In three-dimensional geometry, symmetry simplifies understanding. To find the axis of symmetry in the equation \( z^2 = x^2 + \frac{y^2}{4} \), notice how the term \( z^2 \) is distinct.
The symmetry axis is where this term stands alone on one side of the equation. Here, it is clearly the z-axis. The z-axis acts like the spine of a book, around which the other parts are evenly balanced.
In practical terms, this symmetry means every point is mirrored along this axis, which is pivotal for visualizing the shape and understanding its properties.

Cross sections help us visualize and understand complex 3D surfaces. For the hyperboloid of two sheets, cross sections are interpreted by fixing one variable.
Let's fix \( z = c \); substituting into our equation results in \( c^2 = x^2 + \frac{y^2}{4} \), which is an ellipse. This shows that all cross sections parallel to the xy-plane form elliptical shapes.

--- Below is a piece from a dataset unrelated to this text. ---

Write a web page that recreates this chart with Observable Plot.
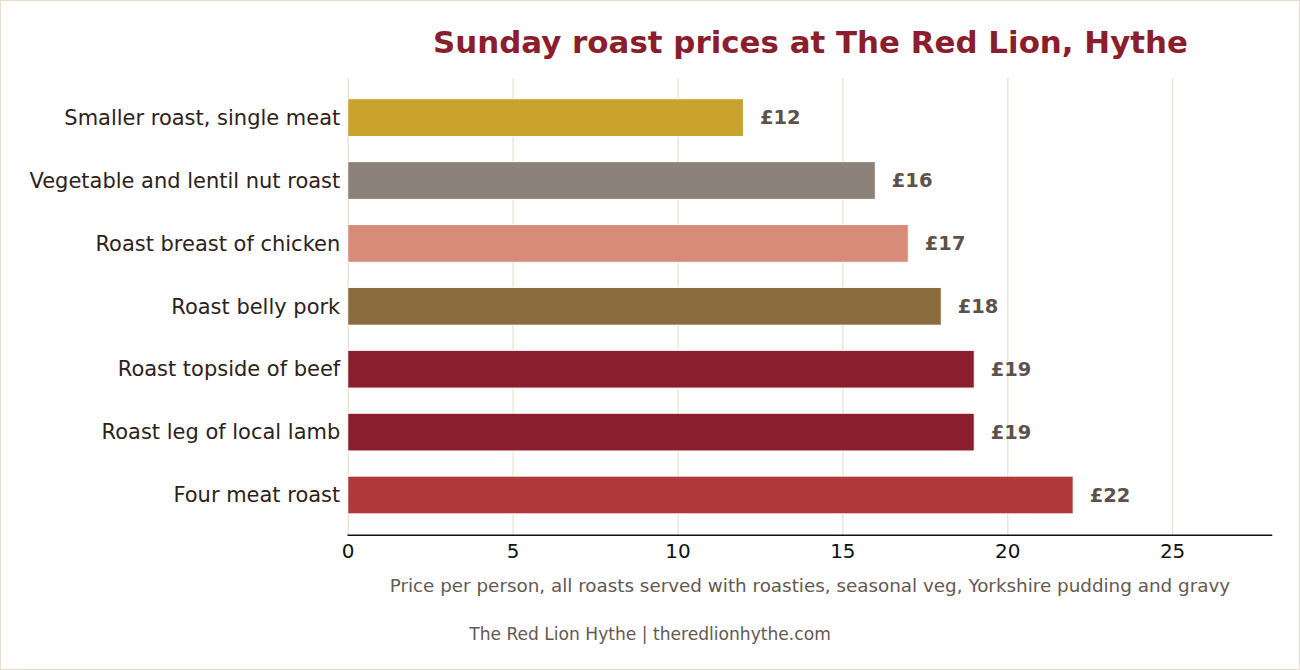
<!DOCTYPE html>
<html>
<head>
<meta charset="utf-8">
<script src="https://cdn.jsdelivr.net/npm/d3@7"></script>
<script src="https://cdn.jsdelivr.net/npm/@observablehq/plot@0.6"></script>
<style>
  html, body { margin: 0; padding: 0; background: #fff; }
  #frame { position: relative; width: 1300px; height: 670px; box-sizing: border-box; border: 1px solid #e8dccb; background: #fff; overflow: hidden; font-family: "DejaVu Sans", sans-serif; }
  #title { position: absolute; left: 347px; width: 925px; top: 23px; text-align: center; font-weight: bold; font-size: 30.9px; line-height: 36px; color: #8b1e2c; }
  #chart { position: absolute; left: -1px; top: 59px; }
  #footer { position: absolute; left: 0; width: 1298px; top: 622px; text-align: center; font-size: 17.1px; line-height: 22px; color: #655850; }
</style>
</head>
<body>
<div id="frame">
  <div id="title">Sunday roast prices at The Red Lion, Hythe</div>
  <div id="chart"></div>
  <div id="footer">The Red Lion Hythe | theredlionhythe.com</div>
</div>
<script>
const dishes = [
  "Smaller roast, single meat",
  "Vegetable and lentil nut roast",
  "Roast breast of chicken",
  "Roast belly pork",
  "Roast topside of beef",
  "Roast leg of local lamb",
  "Four meat roast"
];
const prices = [12, 16, 17, 18, 19, 19, 22];
const barColors = ["#c9a32b", "#8c8279", "#d98b7a", "#8a6b3d", "#8a1e2c", "#8a1e2c", "#b03a3b"];
const xTicks = [0, 5, 10, 15, 20, 25];
const xLabel = "Price per person, all roasts served with roasties, seasonal veg, Yorkshire pudding and gravy";

const data = dishes.map((d, i) => ({dish: d, price: prices[i], color: barColors[i]}));

const chart = Plot.plot({
  width: 1300,
  height: 545,
  marginLeft: 348,
  marginRight: 28,
  marginTop: 18,
  marginBottom: 70,
  style: {fontFamily: "DejaVu Sans, sans-serif", background: "transparent"},
  x: {domain: [0, 28], ticks: xTicks, label: null},
  y: {domain: dishes, paddingInner: 0.4, paddingOuter: 0.33, round: false, label: null},
  marks: [
    Plot.gridX(xTicks, {stroke: "#efe5d6", strokeOpacity: 1, strokeWidth: 1.5}),
    Plot.barX(data, {x: "price", y: "dish", fill: "color", stroke: "#fff", strokeWidth: 1}),
    Plot.text(data, {x: "price", y: "dish", text: d => "£" + d.price, dx: 16, textAnchor: "start", fill: "#5e5149", fontWeight: "bold", fontSize: 19.5}),
    Plot.axisY({tickSize: 0, tickPadding: 8, fontSize: 21, fill: "#2e211c", label: null}),
    Plot.axisX(xTicks, {tickSize: 0, tickPadding: 9, fontSize: 20, fill: "#111", label: null}),
    Plot.frame({anchor: "bottom", stroke: "#111", strokeWidth: 1.5}),
    Plot.text([xLabel], {frameAnchor: "bottom", lineAnchor: "middle", dy: 51, fontSize: 18.35, fill: "#655850", textAnchor: "middle"})
  ]
});
document.getElementById("chart").appendChild(chart);
</script>
</body>
</html>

By changing the value of \( z \), you slide these ellipses up or down along the z-axis, revealing the shape's curvature and breadth as it spans across the two sheets.
Additionally, setting \( x = 0 \) or \( y = 0 \) provides further insights, yielding hyperbolic structures that illustrate how sheets separate or come closer.

Ellipses in 3D give us a better perspective of how shapes are structured in space. With our equation \( z^2 = x^2 + \frac{y^2}{4} \), each slice \( z = c \) results in an elliptical path.
These slices are critical because they show how the surface's width changes, constraining our understanding of the volume it encompasses. The ellipse reveals scale and proportions just as a circle does, but in a stretched form.
Visualizing ellipses helps in drafting the two branching sheets that define the hyperboloid's spatial structure. Their alignment determines the shape's spread and overall geometry.